Anggota Brimob berjaga di kawasan Pura Besakih di Karangasem, Bali, 4 Oktober 2017. Sejumlah polisi bersenjata terlihat berjaga di sekitar Pura Besakih saat aktivitas Gunung Agung masih pada level awas. ANTARA FOTO
TEMPO.CO, Karangasem - Pengungsi Gunung Agung di sejumlah wilayah di Kabupaten Karangasem, Bali, melaksanakan persembahyangan pada Hari Suci Galungan. Hari Suci ini merupakan peringatan kemenangan dharma (kebaikan) melawan kejahatan (adharma).
“Persembahyangan dilaksanakan di Pura Merajan (keluarga), Pura desa, dan pura-pura lain di wilayah desa kami,” kata Made Dwi, 30 tahun, salah satu warga Desa Besakih, Rabu, 1 November 2017.
Perayaan Galungan tahun ini dirasakan berbeda jika dibandingkan dengan perayaan Galungan enam bulan lalu.
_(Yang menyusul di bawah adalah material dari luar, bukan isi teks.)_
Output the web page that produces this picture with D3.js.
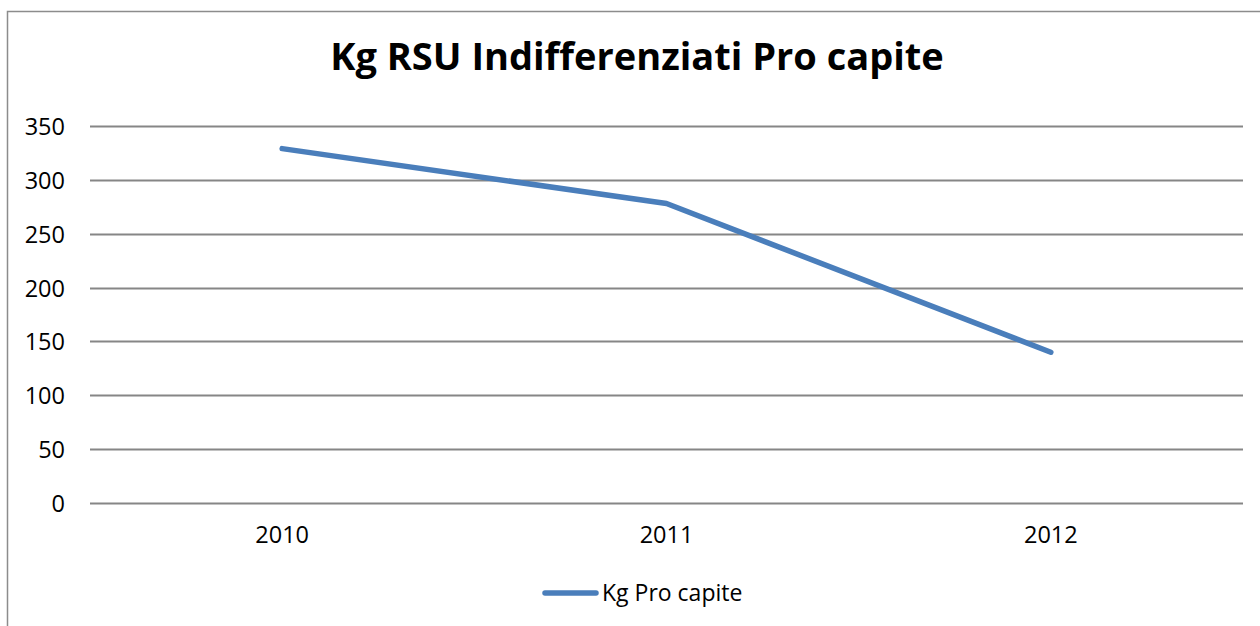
<!DOCTYPE html>
<html>
<head>
<meta charset="utf-8">
<script src="https://cdn.jsdelivr.net/npm/d3@7"></script>
<style>
  body { margin: 0; background: #fff; }
  text { font-family: "Open Sans", "Noto Sans", sans-serif; fill: #000; }
</style>
</head>
<body>
<script>
var years = ["2010", "2011", "2012"];
var kgProCapite = [329, 278, 140];
var yTicks = [0, 50, 100, 150, 200, 250, 300, 350];
var seriesName = "Kg Pro capite";
var title = "Kg RSU Indifferenziati Pro capite";

var width = 1260, height = 626;
var plot = { left: 90, right: 1243, top: 126, bottom: 503 };

var svg = d3.select("body")
  .append("svg")
    .attr("width", width)
    .attr("height", height);

// outer chart frame (runs off the right and bottom of the picture)
svg.append("rect")
  .attr("x", 7.5)
  .attr("y", 11.5)
  .attr("width", 1300)
  .attr("height", 700)
  .style("fill", "white")
  .style("stroke", "#8c8c8c")
  .style("stroke-width", 1.5);

var x = d3.scaleBand()
  .domain(years)
  .range([plot.left, plot.right]);

var y = d3.scaleLinear()
  .domain([0, 350])
  .range([plot.bottom, plot.top]);

// gridlines
svg.append("g")
  .selectAll("line")
  .data(yTicks)
  .join("line")
    .attr("x1", plot.left)
    .attr("x2", plot.right)
    .attr("y1", function(d) { return Math.round(y(d)) + 0.5; })
    .attr("y2", function(d) { return Math.round(y(d)) + 0.5; })
    .style("stroke", "#868686")
    .style("stroke-width", 2);

// y axis labels
var yAxis = d3.axisLeft(y).tickValues(yTicks).tickSize(0).tickPadding(0);
svg.append("g")
  .attr("transform", "translate(65,0)")
  .call(yAxis)
  .call(function(g) { g.select(".domain").remove(); })
  .selectAll("text")
    .style("font-family", "'Open Sans', sans-serif")
    .style("font-size", "23.5px")
    .attr("fill", "#000")
    .attr("dy", "0.36em");

// x axis labels
var xAxis = d3.axisBottom(x).tickSize(0).tickPadding(0);
svg.append("g")
  .attr("transform", "translate(0,521)")
  .call(xAxis)
  .call(function(g) { g.select(".domain").remove(); })
  .selectAll("text")
    .style("font-family", "'Open Sans', sans-serif")
    .style("font-size", "23.5px")
    .attr("fill", "#000")
    .attr("dy", "0.95em");

// series line
var line = d3.line()
  .x(function(d, i) { return x(years[i]) + x.bandwidth() / 2; })
  .y(function(d) { return y(d); });

svg.append("path")
  .datum(kgProCapite)
  .attr("d", line)
  .style("fill", "none")
  .style("stroke", "#4a7ebb")
  .style("stroke-width", 5.5)
  .style("stroke-linecap", "round")
  .style("stroke-linejoin", "round");

// title
svg.append("text")
  .attr("x", 637)
  .attr("y", 70)
  .attr("text-anchor", "middle")
  .style("font-size", "38px")
  .style("font-weight", "bold")
  .text(title);

// legend
svg.append("line")
  .attr("x1", 545)
  .attr("x2", 596)
  .attr("y1", 593)
  .attr("y2", 593)
  .style("stroke", "#4a7ebb")
  .style("stroke-width", 5.5)
  .style("stroke-linecap", "round");

svg.append("text")
  .attr("x", 602)
  .attr("y", 601)
  .style("font-size", "23px")
  .text(seriesName);
</script>
</body>
</html>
Kini, sebagian besar warga Besakih harus menetap di pengungsian di sejumlah wilayah di Kabupaten Klungkung.
“Ada yang sudah pulang dan menempati rumah masing-masing. Namun masih banyak pula yang di pengungsian karena banjarnya masuk kawasan rawan bencana,” ujarnya.
Nengah Pondoh, 60 tahun, warga Desa Sebudi mengaku pulang ke rumah untuk bersembahyang pada perayaan Hari Suci Galungan. Pondoh sebelumnya sempat pulang guna mempersiapkan berbagai jenis kebutuhan menjelang Galungan. Sanak keluarga pria mempersiapkan penjor dan makanan, serta yang perempuan mempersiapkan sarana banten dan persembahan.
Jarak rumah yang hanya empat kilometer dari puncak kawah membuat dia was-was tinggal terlalu lama di desanya. “Kalau sudah malam pasti kembali ke pengungsian. Takut juga kalau lama-lama di rumah. Cari aman saja,” ucapnya sembari membuat penjor Galungan.
Gubernur Bali Made Mangku Pastika mengatakan bagi pengungsi yang berada di zona merah dipersilakan pulang kembali ke desa masing-masing untuk melaksanakan persembahyangan Galungan. Pastika berpesan agar para pengungsi tetap menjaga kewaspadaan dan secara khusus berdoa sembari berharap keadaan segera membaik pascapenurunan status Gunung Agung dari awas ke siaga.